For every staffer who joins Newspaper to fulfill a credit requirement or because they didn’t get their first choice elective, there is (probably) at least one more who joined because they grew up watching “Gilmore Girls.”
I started out as someone who belonged to that first category of skeptical staffers, but at some point during my four years on The LASA Liberator, I came around to joining the group of bright-eyed staffers who saw themselves as the heir to Rory Gilmore’s legacy. In fact, I’m now the third outgoing editor in two years to cite “Gilmore Girls” as the impetus for finding a passion in student journalism in their 30, and I hope it isn’t too presumptuous to also suggest that I might have actually become Rory Gilmore, too.
In an eerie case of life imitating art, it hit me while brainstorming ideas for what to write about that I’ve already plagiarized the original source material with my own life story: I was an editor for my school newspaper, raised by a single mother, financially supported by my well-to-do grandparents, and even got into the same colleges as Rory, though I ultimately opted for the Elle Woods path in life.
Regardless, I am proud to look back at my four years in high school and say that I have both joined an esteemed legacy of Rory Gilmore wannabes and come into my own in life as a whole—and I have The LASA Liberator to thank for this.
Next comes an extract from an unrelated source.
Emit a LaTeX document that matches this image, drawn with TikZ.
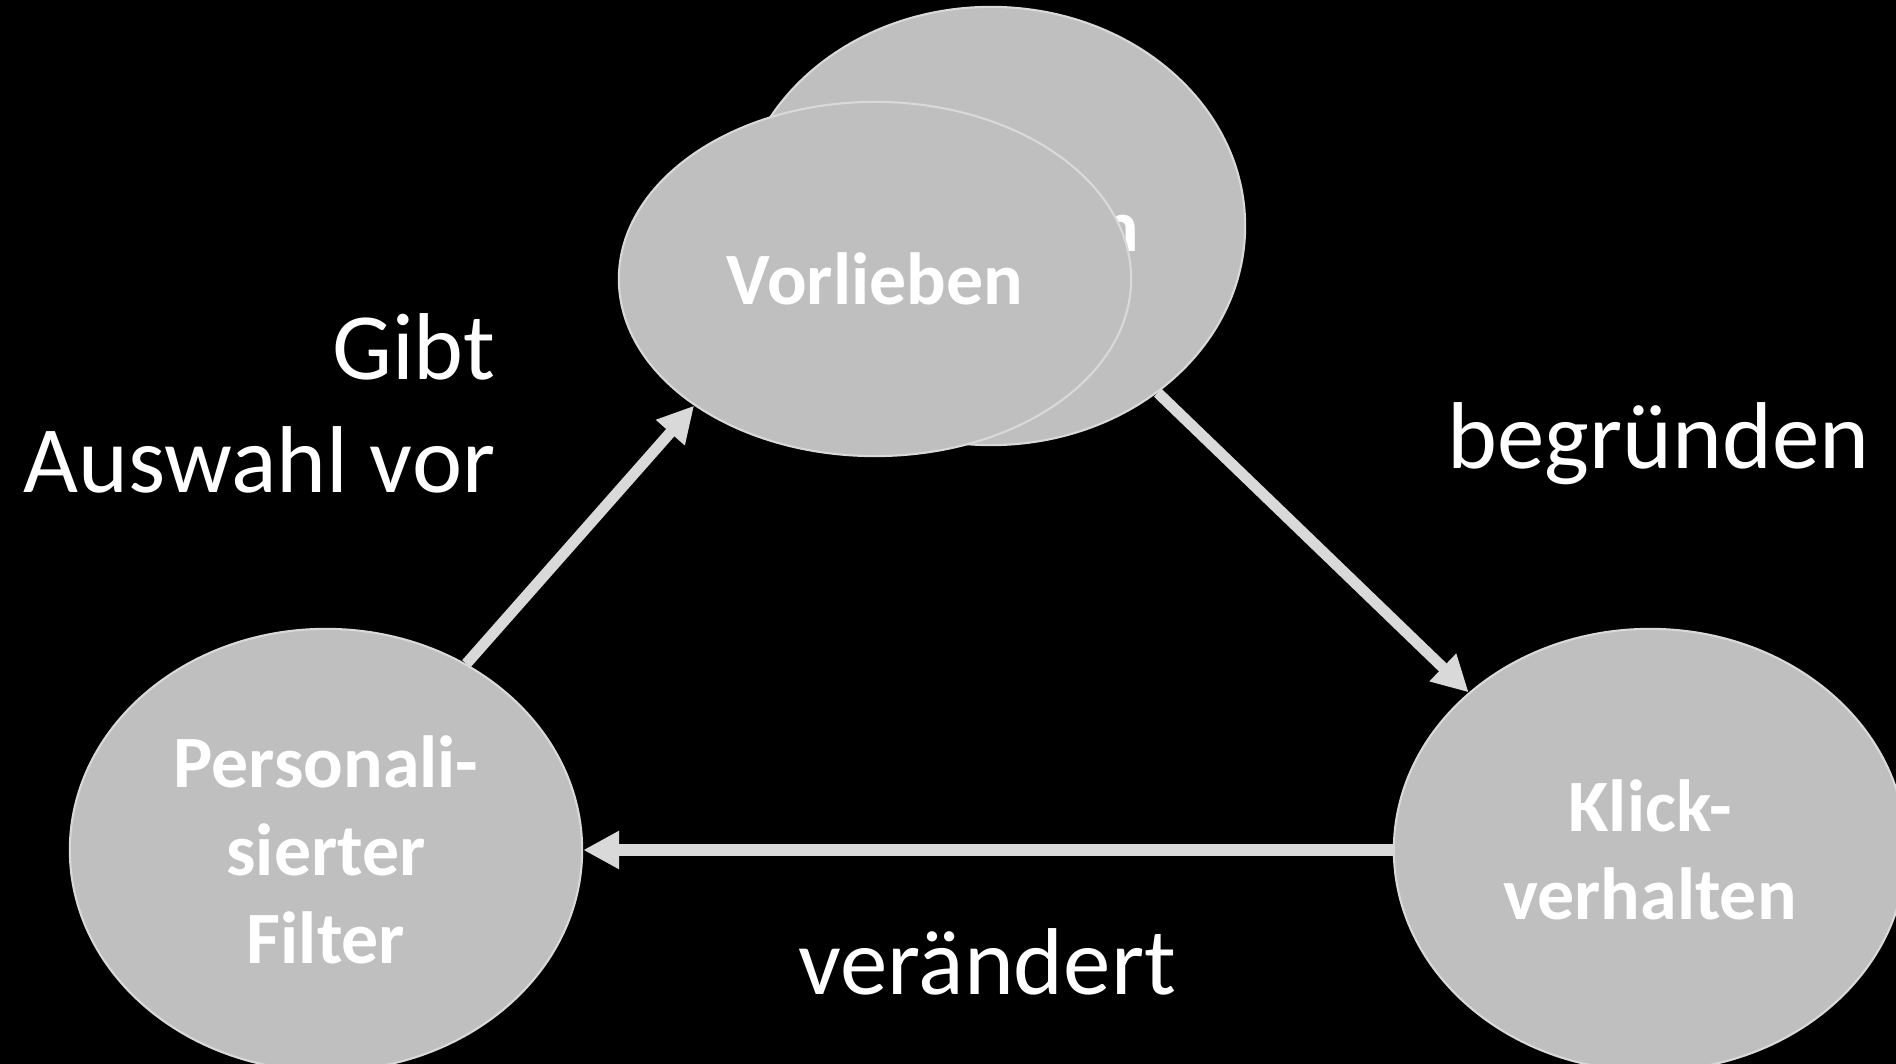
\documentclass[tikz,border=0pt]{standalone}
\usepackage{fontspec}
\setmainfont{Carlito}
\usetikzlibrary{shapes.geometric,arrows.meta}
\definecolor{ellfill}{HTML}{BFBFBF}
\definecolor{ellline}{HTML}{D9D9D9}
\begin{document}
\begin{tikzpicture}[x=0.01cm,y=-0.01cm,
  bubble/.style={ellipse, fill=ellfill, draw=ellline, line width=0.6pt, inner sep=0pt,
    text=white, font=\bfseries\fontsize{21}{25}\selectfont, align=center},
  lbl/.style={text=white, font=\fontsize{27}{32}\selectfont, inner sep=0pt},
  conn/.style={draw=ellline, line width=0.11cm, -{Triangle[length=0.36cm,width=0.36cm]}}]
\fill[black] (0,0) rectangle (1896,1064);
\useasboundingbox (0,0) rectangle (1896,1064);
\node[bubble, minimum width=5.08cm, minimum height=4.38cm] (B) at (991,226) {Vorlieben};
\node[bubble, minimum width=5.12cm, minimum height=3.54cm] (F) at (875,279) {Vorlieben};
\node[bubble, minimum width=5.12cm, minimum height=4.42cm] (L) at (326,850) {Personali-\\sierter\\Filter};
\node[bubble, minimum width=5.12cm, minimum height=4.42cm] (R) at (1650,850) {Klick-\\verhalten};
\draw[conn] (L.53) -- (F.215);
\draw[conn] (B.-45) -- (R.139);
\draw[conn] (R.west) -- (L.east);
\node[lbl, anchor=base east] (gibt) at (496,380) {Gibt};
\node[lbl, anchor=base east] (auswahl) at (496,493) {Auswahl vor};
\node[lbl, anchor=base west] (begr) at (1447,469) {begründen};
\node[lbl, anchor=base] (ver) at (987,994) {verändert};
\end{tikzpicture}
\end{document}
It has become one of the cornerstones of my high school experience and the reason I not only came around to student journalism in the first place, but embraced it and all the opportunities it afforded me.
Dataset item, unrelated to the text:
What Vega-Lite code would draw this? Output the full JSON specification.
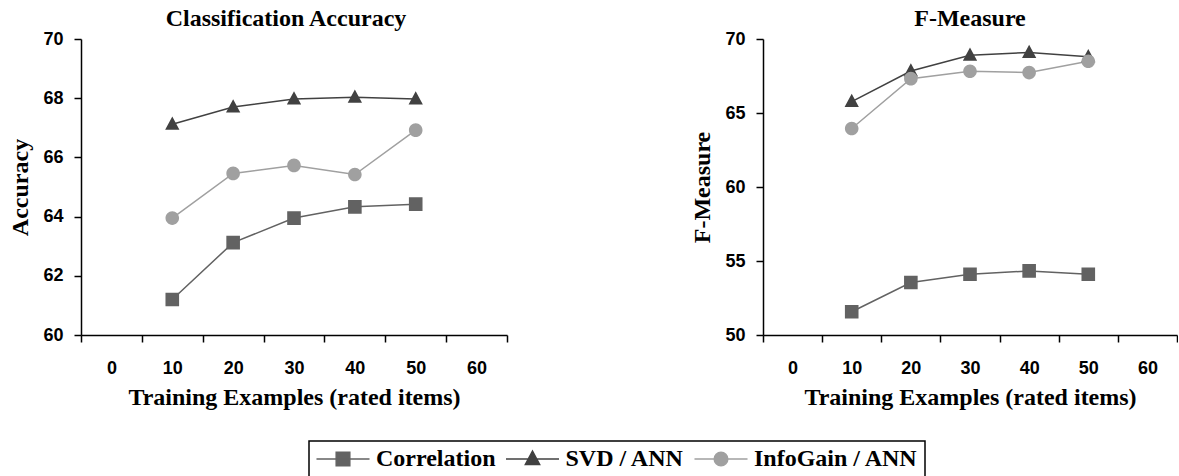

And as someone who had grown up having to turn down opportunities because of the price tag, the annual chances to be a part of an entirely student-run publication and even attend SXSW and the Texas Tribune festivals for free felt more like once-in-a-lifetime ones for me.
During the peak weeks of the school year, I could be shaking hands and interviewing politicians I had only ever seen on TV, attending world premieres of big-budget Hollywood movies with the cast and crew in attendance, working into the ungodly hours of school nights alongside fellow lead editors to tidy up final print pages, all while getting sweet excuses for extensions and absences.
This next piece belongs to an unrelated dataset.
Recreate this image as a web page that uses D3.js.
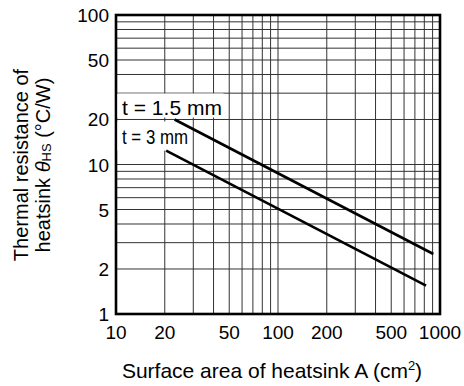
<!DOCTYPE html>
<html>
<head>
<meta charset="utf-8">
<script src="https://cdn.jsdelivr.net/npm/d3@7"></script>
<style>
  body { margin: 0; background: #fff; }
  text { font-family: "Liberation Sans", Arial, sans-serif; fill: #000; }
</style>
</head>
<body>
<div id="chart"></div>
<script>
// surface area (cm2) vs thermal resistance (C/W)
var area15 = [23, 910],
    theta15 = [20, 2.52];
var area3 = [20.4, 820],
    theta3 = [12.4, 1.55];

var xTicks = [10, 20, 50, 100, 200, 500, 1000],
    yTicks = [1, 2, 5, 10, 20, 50, 100];

var width = 464, height = 386,
    margin = {top: 15, right: 24, bottom: 72, left: 116};

var x = d3.scaleLog().domain([10, 1000]).range([margin.left, width - margin.right]);
var y = d3.scaleLog().domain([1, 100]).range([height - margin.bottom, margin.top]);

var svg = d3.select("#chart").append("svg")
    .attr("width", width)
    .attr("height", height);

// grid lines, 1..9 in every decade
var xGrid = [], yGrid = [];
[10, 100].forEach(function(d) {
    for (var i = 1; i <= 9; i++) xGrid.push(d * i);
});
[1, 10].forEach(function(d) {
    for (var i = 1; i <= 9; i++) yGrid.push(d * i);
});

svg.selectAll("line.gx")
    .data(xGrid.slice(1))
    .enter().append("line")
    .attr("class", "gx")
    .attr("x1", function(d) { return x(d); })
    .attr("x2", function(d) { return x(d); })
    .attr("y1", y(1))
    .attr("y2", y(100))
    .style("stroke", "#333")
    .style("stroke-width", 1);

svg.selectAll("line.gy")
    .data(yGrid.slice(1))
    .enter().append("line")
    .attr("class", "gy")
    .attr("x1", x(10))
    .attr("x2", x(1000))
    .attr("y1", function(d) { return y(d); })
    .attr("y2", function(d) { return y(d); })
    .style("stroke", "#333")
    .style("stroke-width", 1);

// frame
svg.append("rect")
    .attr("x", x(10))
    .attr("y", y(100))
    .attr("width", x(1000) - x(10))
    .attr("height", y(1) - y(100))
    .style("fill", "none")
    .style("stroke", "#000")
    .style("stroke-width", 2.6);

// tick labels
svg.selectAll("text.xt")
    .data(xTicks)
    .enter().append("text")
    .attr("class", "xt")
    .attr("x", function(d) { return x(d); })
    .attr("y", y(1) + 25)
    .attr("text-anchor", "middle")
    .style("font-size", "19px")
    .text(function(d) { return d; });

svg.selectAll("text.yt")
    .data(yTicks)
    .enter().append("text")
    .attr("class", "yt")
    .attr("x", x(10) - 7)
    .attr("y", function(d) { return y(d) + 7; })
    .attr("text-anchor", "end")
    .style("font-size", "19px")
    .text(function(d) { return d; });

// curve labels with white boxes over the grid
var labels = [
    {text: "t = 1.5 mm", y: 20, h: 24, w: 106, off: -4, len: 100},
    {text: "t = 3 mm", y: 20, h: 29, w: 73, off: 29, len: 66}
];
labels.forEach(function(l) {
    var top = y(l.y) + (l.off < 0 ? -l.h - 2 : 2);
    svg.append("rect")
        .attr("x", x(10) + 1.5)
        .attr("y", top)
        .attr("width", l.w)
        .attr("height", l.h)
        .style("fill", "#fff");
    svg.append("text")
        .attr("x", x(10) + 6)
        .attr("y", y(l.y) + l.off + (l.off < 0 ? 0 : -4))
        .style("font-size", "21px")
        .attr("textLength", l.len)
        .attr("lengthAdjust", "spacingAndGlyphs")
        .text(l.text);
});

// curves
var line = d3.line()
    .x(function(d) { return x(d[0]); })
    .y(function(d) { return y(d[1]); });

[[area15, theta15], [area3, theta3]].forEach(function(s) {
    svg.append("path")
        .datum(d3.zip(s[0], s[1]))
        .attr("d", line)
        .style("fill", "none")
        .style("stroke", "#000")
        .style("stroke-width", 2.6);
});

// axis titles
var xt = svg.append("text")
    .attr("x", 272)
    .attr("y", 378)
    .attr("text-anchor", "middle")
    .style("font-size", "21px");
xt.append("tspan").text("Surface area of heatsink A (cm");
xt.append("tspan").attr("dy", -8).style("font-size", "13px").text("2");
xt.append("tspan").attr("dy", 8).text(")");

var yt = svg.append("g")
    .attr("transform", "translate(0,165) rotate(-90)");
yt.append("text")
    .attr("x", 0)
    .attr("y", 28)
    .attr("text-anchor", "middle")
    .style("font-size", "20px")
    .text("Thermal resistance of");
var yt2 = yt.append("text")
    .attr("x", 0)
    .attr("y", 50)
    .attr("text-anchor", "middle")
    .style("font-size", "20px");
yt2.append("tspan").text("heatsink ");
yt2.append("tspan").style("font-style", "italic").text("\u03b8");
yt2.append("tspan").style("font-size", "13px").attr("dy", 1).text("HS");
yt2.append("tspan").attr("dy", -1).text(" (\u00b0C/W)");
</script>
</body>
</html>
My top three takeaways from the experience: Talarico has really good PR training, Beto is super nice and super duper tall, and you can walk up to most U.S. senators for an interview with enough confidence and an official press pass that can seemingly get you into almost anywhere.
It was a hustle for sure and more often than not stressful, but there was a reason I kept at it, and it was largely because The LASA Liberator was a place where I could throw myself in the work, take pride and ownership in perfecting my writing and too often cutting it close to print deadlines. More than that, it exposed me to a world of possibilities by letting me get upfront and close to a political and media realm that I thought I could only be a mere spectator of.
Even if I started out as an quiet and reserved freshmen who only joined because I was turned away from jazz band (thank you Mr. East!) like Rory, the school newspaper became the place where my ambitions could outpace my social timidness, where I could find my passion and pursue it to its fullest extent while making connections with incredible people along the way (special shoutouts to Megan, Lasya, and Ethan for being the best co-lead Rorys anyone could ask for) .
I cannot glaze The LASA Liberator enough. Even with the budget constraints of an AISD student newspaper, it has afforded me opportunities I could not have found anywhere else. It was my introduction into the worlds of American journalism and politics and it was my ticket into an institution that gate keeps entrance into these worlds, where I hope I can serve as a testament of the truly transformative power of publications like this one.